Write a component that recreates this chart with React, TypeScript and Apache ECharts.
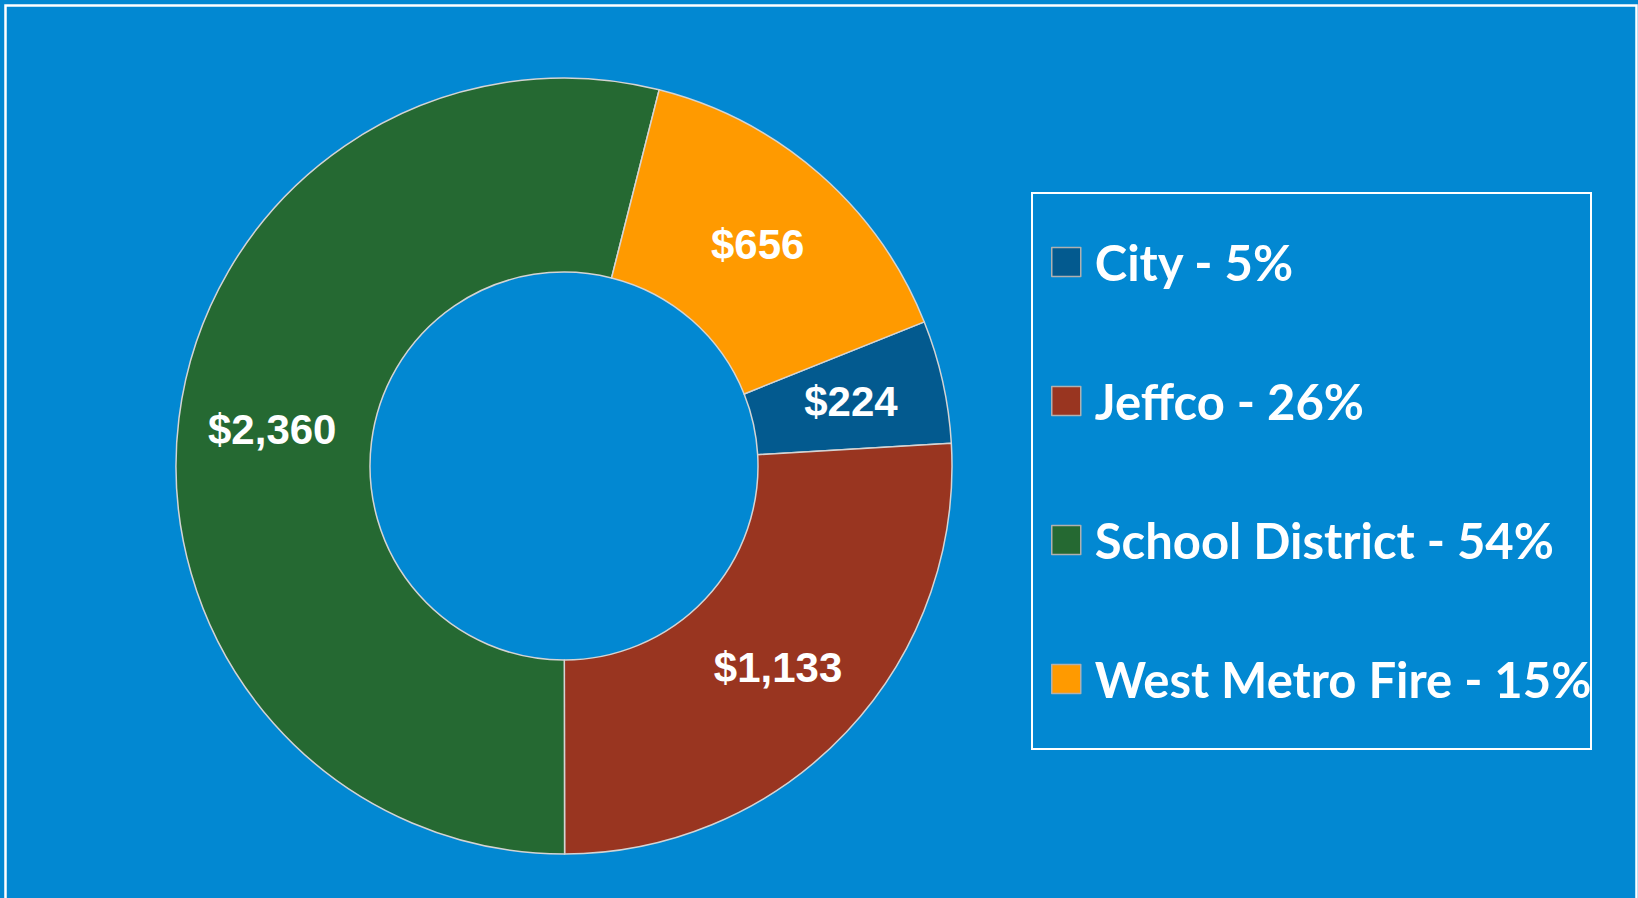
import React, { useEffect, useRef } from "react";
import * as echarts from "echarts";

const categories = ["City", "Jeffco", "School District", "West Metro Fire"];
const values = [224, 1133, 2360, 656];
const colors = ["#035A8F", "#993520", "#256932", "#FF9A00"];

const total = values.reduce((a, b) => a + b, 0);
const percents = values.map((v) => Math.round((v / total) * 100));

export default function App() {
  const ref = useRef<HTMLDivElement>(null);
  useEffect(() => {
    if (!ref.current) return;
    const chart = echarts.init(ref.current, undefined, { renderer: "svg" });
    chart.setOption({
      animation: false,
      backgroundColor: "#0288D2",
      graphic: [
        {
          type: "rect",
          shape: { x: 5.5, y: 5.5, width: 1631, height: 1000 },
          style: { fill: "none", stroke: "#ffffff", lineWidth: 2.5 },
          silent: true,
        },
        {
          type: "rect",
          shape: { x: 1032, y: 193, width: 559, height: 556 },
          style: { fill: "none", stroke: "#ffffff", lineWidth: 2 },
          silent: true,
        },
      ],
      legend: {
        orient: "vertical",
        left: 1051,
        top: 234,
        padding: 0,
        itemWidth: 29,
        itemHeight: 29,
        itemGap: 83,
        icon: "rect",
        data: categories,
        formatter: (name: string) => {
          const i = categories.indexOf(name);
          return `${name} - ${percents[i]}%`;
        },
        textStyle: {
          color: "#ffffff",
          fontFamily: "Lato",
          fontWeight: "bold",
          fontSize: 49,
          lineHeight: 56,
          padding: [0, 0, 0, 9],
        },
        itemStyle: { borderColor: "#b0b0b0", borderWidth: 1.5 },
      },
      series: [
        {
          type: "pie",
          center: [564, 466],
          radius: [194, 388],
          startAngle: 21.8,
          clockwise: true,
          avoidLabelOverlap: false,
          itemStyle: { borderColor: "#d4d4d4", borderWidth: 1.5 },
          label: {
            show: true,
            position: "inside",
            color: "#ffffff",
            fontFamily: "Liberation Sans",
            fontWeight: "bold",
            fontSize: 42,
            formatter: (p: any) => "$" + Number(p.value).toLocaleString("en-US"),
          },
          labelLine: { show: false },
          emphasis: { disabled: true },
          data: categories.map((c, i) => ({
            name: c,
            value: values[i],
            itemStyle: { color: colors[i] },
          })),
        },
      ],
    });
    return () => chart.dispose();
  }, []);
  return (
    <div
      ref={ref}
      style={{ position: "absolute", left: 0, top: 0, width: 1638, height: 898 }}
    />
  );
}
■ ■ ■ ■ ■ ■ ■
--- INSTRUCTIONS FOR THE TASK ---
Each line from the top of the material through the line containing "const percents = values.map((v)" should be reproduced exactly; please drop any images.

--- SOLUTION TO THE PROBLEM ---
Write a component that recreates this chart with React, TypeScript and Apache ECharts.
import React, { useEffect, useRef } from "react";
import * as echarts from "echarts";

const categories = ["City", "Jeffco", "School District", "West Metro Fire"];
const values = [224, 1133, 2360, 656];
const colors = ["#035A8F", "#993520", "#256932", "#FF9A00"];

const total = values.reduce((a, b) => a + b, 0);
const percents = values.map((v) => Math.round((v / total) * 100));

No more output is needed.